The oral administration of therapeutic drugs is an easy and preferred route over other administration routes, however, there are certain aspects that need special attention. Bioavailability of oral drugs primarily depends on well-functioning digestive system and microbiota that colonize the digestive system. It has been proved that human microbiome composition plays an important role in drug and xenobiotic metabolism by means of various enzymatic reactions mediated by microbiota produced enzymes.
The occurrence of such interactions may have a complementary or opposite effect on the host’s enzymatic system ultimately affecting on pharmacological effects of administrated drugs.

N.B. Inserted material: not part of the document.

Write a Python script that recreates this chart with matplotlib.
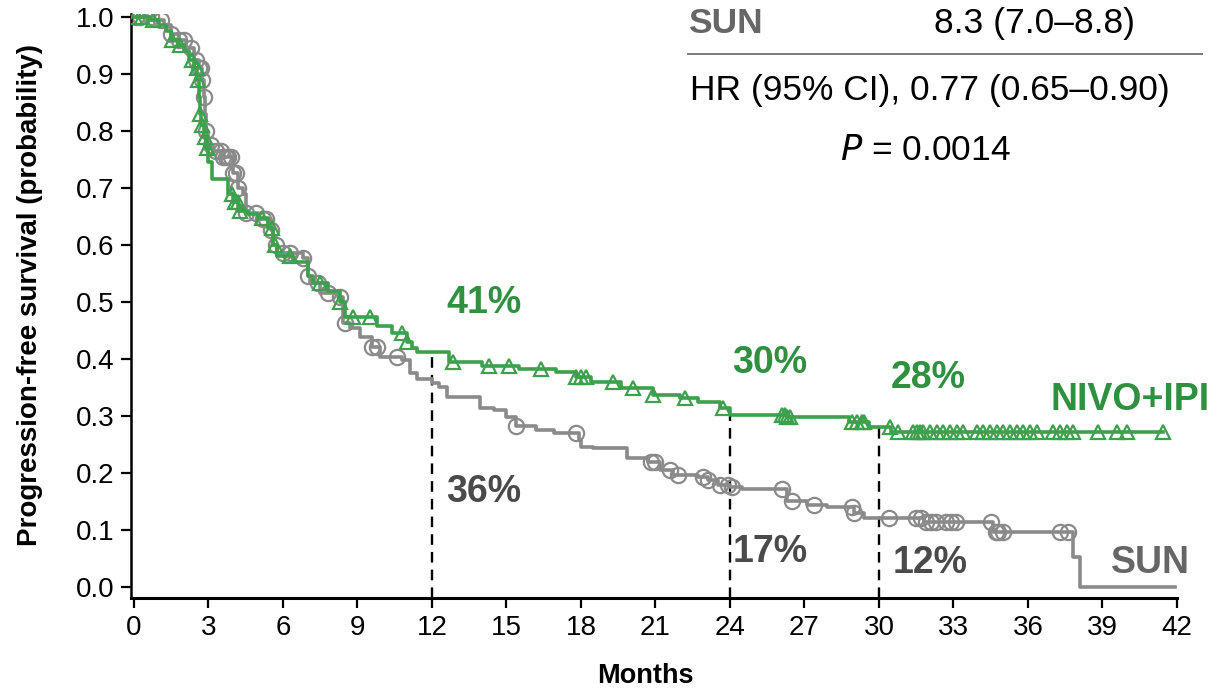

Some of the administrated drugs may be activated to its active form (in eg. Sulfasalazine can be transformed into 5-amino-5-salicylic acid in the course of gut inflammation disorders treating) or metabolically reactivated via bacterially expressed enzymes (like irinotecan by bacterial β-glucuronidase in cancer chemotherapy), whereas others may be inactivated (like digoxin) as a result of gut microbiota enzyme expression. While analyzing these connections, scientist has also noticed the occurrence of various enzyme competition. The most recognizable is the one between microbial p-cresol and host metabolites of administrated drug, like acetaminophen, for sulfotransferase 1A1 (SULT1 A1) that catalyze the conjugation of many hormones, drugs, and neurotransmitters.
The number of known interplays between gut microbiota and pharmaceutically active compounds has been described for more than 50 widely used drugs, and due to the extended research, the total number continues to grow. Gaining knowledge about these microbial enzymes and understanding molecular mechanism that undergoes in the intestine is essential for better control of the pharmacokinetic action of commonly prescribed pharmaceuticals, and thus improving the efficiency of pharmaceutical treatment.